═════ PROVIDED DATA

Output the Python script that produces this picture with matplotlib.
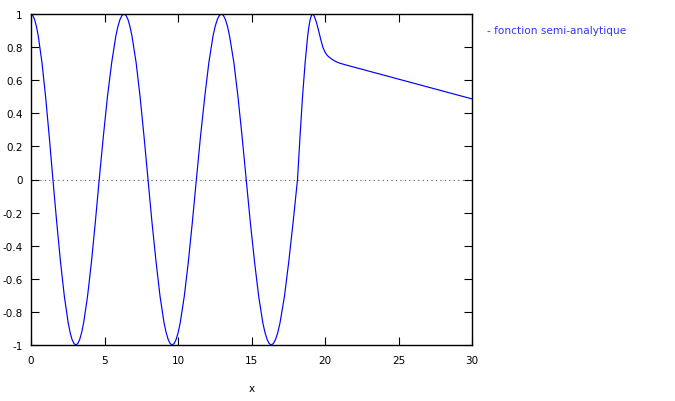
import matplotlib
matplotlib.use("Agg")
import matplotlib.pyplot as plt

# Curve values (x, y)
x_vals = [
    0.0, 0.124, 0.248, 0.372, 0.497, 0.745, 0.993, 1.242, 1.49,
    1.75, 2.01, 2.27, 2.53, 2.66, 2.79, 2.92, 3.05,
    3.1825, 3.315, 3.4475, 3.58, 3.845, 4.11, 4.375, 4.64,
    4.92, 5.20, 5.49, 5.77, 5.91, 6.05, 6.19, 6.33,
    6.466, 6.60, 6.735, 6.87, 7.15, 7.42, 7.69, 7.96,
    8.23, 8.51, 8.78, 9.05, 9.19, 9.33, 9.465, 9.6,
    9.7375, 9.875, 10.0125, 10.15, 10.425, 10.7, 10.975, 11.25,
    11.53, 11.82, 12.10, 12.38, 12.525, 12.67, 12.81, 12.95,
    13.09, 13.23, 13.37, 13.51, 13.80, 14.08, 14.36, 14.64,
    14.92, 15.21, 15.49, 15.77, 15.915, 16.06, 16.20, 16.34,
    16.49, 16.64, 16.79, 16.94, 17.24, 17.53, 17.83, 18.13,
    18.30, 18.47, 18.65, 18.82, 18.905, 18.99, 19.075, 19.16,
    19.25, 19.40, 19.55, 19.70, 19.85, 20.00, 20.15, 20.30, 20.50, 20.75, 21.00, 21.43,
    30.0,
]
y_vals = [
    1.0, 0.991, 0.966, 0.924, 0.866, 0.707, 0.5, 0.259, 0.0,
    -0.259, -0.5, -0.707, -0.866, -0.924, -0.966, -0.991, -1.0,
    -0.991, -0.966, -0.924, -0.866, -0.707, -0.5, -0.259, 0.0,
    0.259, 0.5, 0.707, 0.866, 0.924, 0.966, 0.991, 1.0,
    0.991, 0.966, 0.924, 0.866, 0.707, 0.5, 0.259, 0.0,
    -0.259, -0.5, -0.707, -0.866, -0.924, -0.966, -0.991, -1.0,
    -0.991, -0.966, -0.924, -0.866, -0.707, -0.5, -0.259, 0.0,
    0.259, 0.5, 0.707, 0.866, 0.924, 0.966, 0.991, 1.0,
    0.991, 0.966, 0.924, 0.866, 0.707, 0.5, 0.259, 0.0,
    -0.259, -0.5, -0.707, -0.866, -0.924, -0.966, -0.991, -1.0,
    -0.991, -0.966, -0.924, -0.866, -0.707, -0.5, -0.259, 0.0,
    0.259, 0.5, 0.707, 0.866, 0.924, 0.966, 0.991, 1.0,
    0.99, 0.955, 0.905, 0.85, 0.80, 0.77, 0.75, 0.738, 0.725, 0.712, 0.703, 0.692,
    0.487,
]
x_ticks = [0, 5, 10, 15, 20, 25, 30]
y_ticks = [-1, -0.8, -0.6, -0.4, -0.2, 0, 0.2, 0.4, 0.6, 0.8, 1]
y_tick_labels = ["-1", "-0.8", "-0.6", "-0.4", "-0.2", "0", "0.2", "0.4", "0.6", "0.8", "1"]
legend_label = "- fonction semi-analytique"
x_label = "x"

plt.rcParams['font.family'] = ['DejaVu Sans']

fig = plt.figure(figsize=(6.75, 4.02), dpi=100)
W, H = 675, 402
left, right, top, bottom = 31, 472, 15, 346
ax = fig.add_axes([left / W, 1 - bottom / H, (right - left) / W, (bottom - top) / H])

ax.axhline(0, color='#555555', linestyle=(0, (1, 3)), linewidth=0.8, zorder=1)
ax.plot(x_vals, y_vals, color='#0000ff', linewidth=0.85, zorder=2)

ax.set_xlim(0, 30)
ax.set_ylim(-1, 1)
ax.set_xticks(x_ticks)
ax.set_xticklabels([str(t) for t in x_ticks])
ax.set_yticks(y_ticks)
ax.set_yticklabels(y_tick_labels)
ax.tick_params(direction='in', length=6, width=0.8, top=True, right=True,
               labelsize=7.5, colors='black')
ax.tick_params(axis='x', pad=7)
ax.tick_params(axis='y', pad=6)
for s in ax.spines.values():
    s.set_linewidth(1.0)
    s.set_color('black')

ax.set_xlabel(x_label, fontsize=7.5, labelpad=13)

fig.text(487 / W, 1 - 31 / H, legend_label, color='#3535ff', fontsize=7.6,
         ha='left', va='center')

fig.savefig("out.png", dpi=100)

══════════

= WHAT TO WORK ON =
Write down every line from the opening of the listing to the line with "import matplotlib.pyplot as plt", both included, and nothing else; the pictures are omitted.

= RESULT BELOW =
Output the Python script that produces this picture with matplotlib.
import matplotlib
matplotlib.use("Agg")
import matplotlib.pyplot as plt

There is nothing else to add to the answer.